* MATERIAL PROVIDED:
......

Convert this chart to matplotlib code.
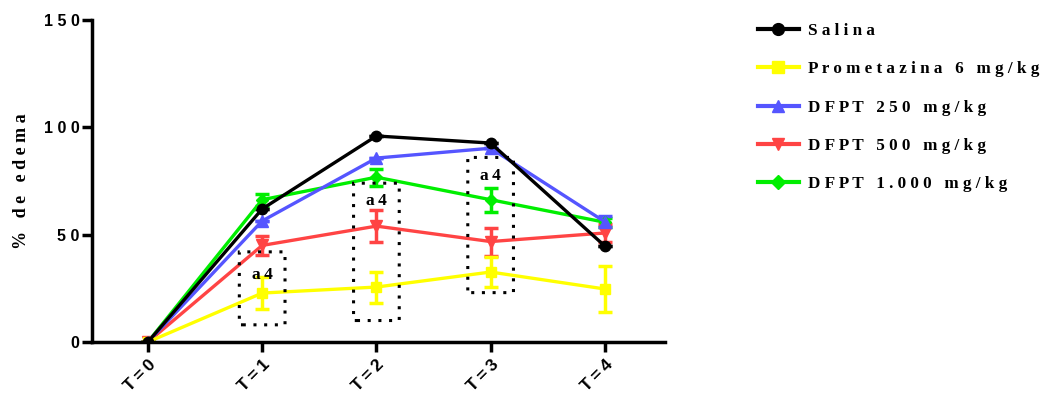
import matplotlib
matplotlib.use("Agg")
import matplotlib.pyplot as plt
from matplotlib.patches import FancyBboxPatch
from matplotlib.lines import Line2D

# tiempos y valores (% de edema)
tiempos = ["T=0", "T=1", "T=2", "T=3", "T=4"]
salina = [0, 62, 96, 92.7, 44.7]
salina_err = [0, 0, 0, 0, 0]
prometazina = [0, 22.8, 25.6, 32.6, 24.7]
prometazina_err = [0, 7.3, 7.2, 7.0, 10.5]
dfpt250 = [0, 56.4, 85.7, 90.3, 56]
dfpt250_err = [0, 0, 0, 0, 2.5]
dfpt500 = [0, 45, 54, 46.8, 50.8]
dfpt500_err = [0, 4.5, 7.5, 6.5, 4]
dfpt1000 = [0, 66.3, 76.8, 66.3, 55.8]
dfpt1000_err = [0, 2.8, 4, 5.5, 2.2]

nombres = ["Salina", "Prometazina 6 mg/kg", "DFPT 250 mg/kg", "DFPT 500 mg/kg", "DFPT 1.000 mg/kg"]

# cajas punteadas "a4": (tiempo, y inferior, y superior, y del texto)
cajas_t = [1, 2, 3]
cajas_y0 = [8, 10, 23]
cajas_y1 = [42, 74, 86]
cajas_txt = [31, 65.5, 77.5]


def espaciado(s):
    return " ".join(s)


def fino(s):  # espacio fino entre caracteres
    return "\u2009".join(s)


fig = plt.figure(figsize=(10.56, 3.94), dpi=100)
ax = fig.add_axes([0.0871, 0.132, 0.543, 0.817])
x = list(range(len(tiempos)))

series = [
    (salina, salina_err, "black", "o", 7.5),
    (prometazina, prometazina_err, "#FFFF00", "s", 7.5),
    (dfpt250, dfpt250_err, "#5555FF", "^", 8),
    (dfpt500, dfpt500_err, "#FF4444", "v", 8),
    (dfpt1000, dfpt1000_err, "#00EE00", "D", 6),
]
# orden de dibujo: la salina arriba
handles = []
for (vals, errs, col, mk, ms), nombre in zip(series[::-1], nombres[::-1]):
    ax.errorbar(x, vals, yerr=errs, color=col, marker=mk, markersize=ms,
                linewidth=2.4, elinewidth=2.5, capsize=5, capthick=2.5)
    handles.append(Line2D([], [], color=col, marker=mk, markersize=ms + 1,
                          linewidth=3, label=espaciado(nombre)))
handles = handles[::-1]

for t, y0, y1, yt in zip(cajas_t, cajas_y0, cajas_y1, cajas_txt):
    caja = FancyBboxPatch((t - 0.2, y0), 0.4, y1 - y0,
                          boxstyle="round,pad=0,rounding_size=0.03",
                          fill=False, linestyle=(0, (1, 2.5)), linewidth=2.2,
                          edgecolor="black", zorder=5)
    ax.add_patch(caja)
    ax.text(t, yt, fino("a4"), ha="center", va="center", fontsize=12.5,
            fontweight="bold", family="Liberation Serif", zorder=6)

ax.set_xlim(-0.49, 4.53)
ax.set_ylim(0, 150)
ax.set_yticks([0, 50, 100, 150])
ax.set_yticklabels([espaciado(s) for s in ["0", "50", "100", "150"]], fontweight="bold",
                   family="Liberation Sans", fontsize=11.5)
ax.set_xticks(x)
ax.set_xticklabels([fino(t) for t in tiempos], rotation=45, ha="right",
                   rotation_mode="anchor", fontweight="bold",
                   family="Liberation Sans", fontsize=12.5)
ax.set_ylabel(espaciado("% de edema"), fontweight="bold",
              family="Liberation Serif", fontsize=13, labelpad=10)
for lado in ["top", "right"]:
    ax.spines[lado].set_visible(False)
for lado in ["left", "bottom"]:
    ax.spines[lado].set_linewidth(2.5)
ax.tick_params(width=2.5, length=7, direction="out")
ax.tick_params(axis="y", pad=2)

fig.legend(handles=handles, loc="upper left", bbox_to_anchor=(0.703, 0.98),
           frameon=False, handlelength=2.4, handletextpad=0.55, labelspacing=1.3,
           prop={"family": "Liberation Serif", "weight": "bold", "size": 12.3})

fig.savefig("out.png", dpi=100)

......

* WHAT THE TASK REQUIRES:
Repeat the data exactly, without the pictures.

* SOLUTION FOR THIS TASK:
Convert this chart to matplotlib code.
import matplotlib
matplotlib.use("Agg")
import matplotlib.pyplot as plt
from matplotlib.patches import FancyBboxPatch
from matplotlib.lines import Line2D

# tiempos y valores (% de edema)
tiempos = ["T=0", "T=1", "T=2", "T=3", "T=4"]
salina = [0, 62, 96, 92.7, 44.7]
salina_err = [0, 0, 0, 0, 0]
prometazina = [0, 22.8, 25.6, 32.6, 24.7]
prometazina_err = [0, 7.3, 7.2, 7.0, 10.5]
dfpt250 = [0, 56.4, 85.7, 90.3, 56]
dfpt250_err = [0, 0, 0, 0, 2.5]
dfpt500 = [0, 45, 54, 46.8, 50.8]
dfpt500_err = [0, 4.5, 7.5, 6.5, 4]
dfpt1000 = [0, 66.3, 76.8, 66.3, 55.8]
dfpt1000_err = [0, 2.8, 4, 5.5, 2.2]

nombres = ["Salina", "Prometazina 6 mg/kg", "DFPT 250 mg/kg", "DFPT 500 mg/kg", "DFPT 1.000 mg/kg"]

# cajas punteadas "a4": (tiempo, y inferior, y superior, y del texto)
cajas_t = [1, 2, 3]
cajas_y0 = [8, 10, 23]
cajas_y1 = [42, 74, 86]
cajas_txt = [31, 65.5, 77.5]


def espaciado(s):
    return " ".join(s)


def fino(s):  # espacio fino entre caracteres
    return "\u2009".join(s)


fig = plt.figure(figsize=(10.56, 3.94), dpi=100)
ax = fig.add_axes([0.0871, 0.132, 0.543, 0.817])
x = list(range(len(tiempos)))

series = [
    (salina, salina_err, "black", "o", 7.5),
    (prometazina, prometazina_err, "#FFFF00", "s", 7.5),
    (dfpt250, dfpt250_err, "#5555FF", "^", 8),
    (dfpt500, dfpt500_err, "#FF4444", "v", 8),
    (dfpt1000, dfpt1000_err, "#00EE00", "D", 6),
]
# orden de dibujo: la salina arriba
handles = []
for (vals, errs, col, mk, ms), nombre in zip(series[::-1], nombres[::-1]):
    ax.errorbar(x, vals, yerr=errs, color=col, marker=mk, markersize=ms,
                linewidth=2.4, elinewidth=2.5, capsize=5, capthick=2.5)
    handles.append(Line2D([], [], color=col, marker=mk, markersize=ms + 1,
                          linewidth=3, label=espaciado(nombre)))
handles = handles[::-1]

for t, y0, y1, yt in zip(cajas_t, cajas_y0, cajas_y1, cajas_txt):
    caja = FancyBboxPatch((t - 0.2, y0), 0.4, y1 - y0,
                          boxstyle="round,pad=0,rounding_size=0.03",
                          fill=False, linestyle=(0, (1, 2.5)), linewidth=2.2,
                          edgecolor="black", zorder=5)
    ax.add_patch(caja)
    ax.text(t, yt, fino("a4"), ha="center", va="center", fontsize=12.5,
            fontweight="bold", family="Liberation Serif", zorder=6)

ax.set_xlim(-0.49, 4.53)
ax.set_ylim(0, 150)
ax.set_yticks([0, 50, 100, 150])
ax.set_yticklabels([espaciado(s) for s in ["0", "50", "100", "150"]], fontweight="bold",
                   family="Liberation Sans", fontsize=11.5)
ax.set_xticks(x)
ax.set_xticklabels([fino(t) for t in tiempos], rotation=45, ha="right",
                   rotation_mode="anchor", fontweight="bold",
                   family="Liberation Sans", fontsize=12.5)
ax.set_ylabel(espaciado("% de edema"), fontweight="bold",
              family="Liberation Serif", fontsize=13, labelpad=10)
for lado in ["top", "right"]:
    ax.spines[lado].set_visible(False)
for lado in ["left", "bottom"]:
    ax.spines[lado].set_linewidth(2.5)
ax.tick_params(width=2.5, length=7, direction="out")
ax.tick_params(axis="y", pad=2)

fig.legend(handles=handles, loc="upper left", bbox_to_anchor=(0.703, 0.98),
           frameon=False, handlelength=2.4, handletextpad=0.55, labelspacing=1.3,
           prop={"family": "Liberation Serif", "weight": "bold", "size": 12.3})

fig.savefig("out.png", dpi=100)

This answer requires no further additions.